Sometimes, but not always. Built-in retention may not cover every object, permission, metadata field, or historical version the business needs. Verify restore scope before relying on it.
How often should cloud recovery be tested?
Critical systems should be tested at least quarterly and after major architecture, identity, or vendor changes. Less critical systems can be tested less often, but they should still have documented recovery steps.
What is the biggest mistake in cloud resilience planning?
The biggest mistake is assuming that provider uptime equals customer recoverability. A platform can be online while a customer is locked out, missing data, or unable to restore permissions.
Should small businesses build a resilience program?

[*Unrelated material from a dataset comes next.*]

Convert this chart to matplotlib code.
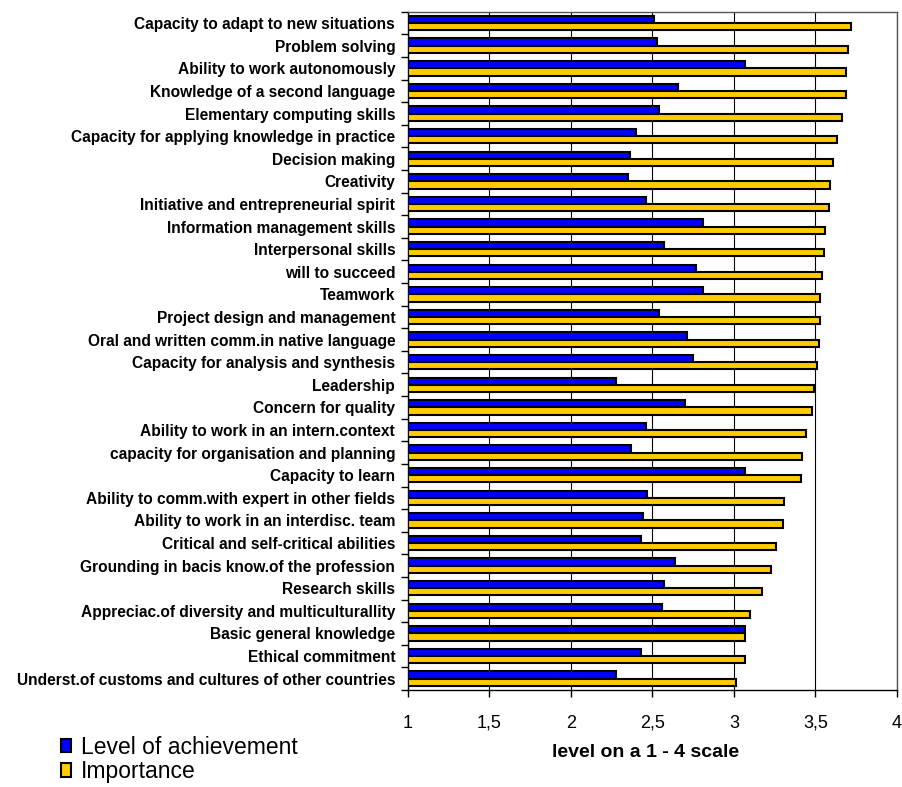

Yes. Small businesses may not need complex enterprise tooling, but they do need inventories, protected administrator accounts, independent backups for critical data, and simple continuity procedures.
Conclusion
Cloud and SaaS resilience is about keeping the business functional when technology fails, accounts are compromised, vendors have incidents, or data is damaged. The strongest programs combine independent backups, identity protection, integration visibility, vendor-risk planning, and regular recovery drills. Companies that start with their most critical systems can make steady progress without slowing down cloud adoption. The result is a business that can use modern SaaS tools confidently because it has already planned how to recover when the unexpected happens.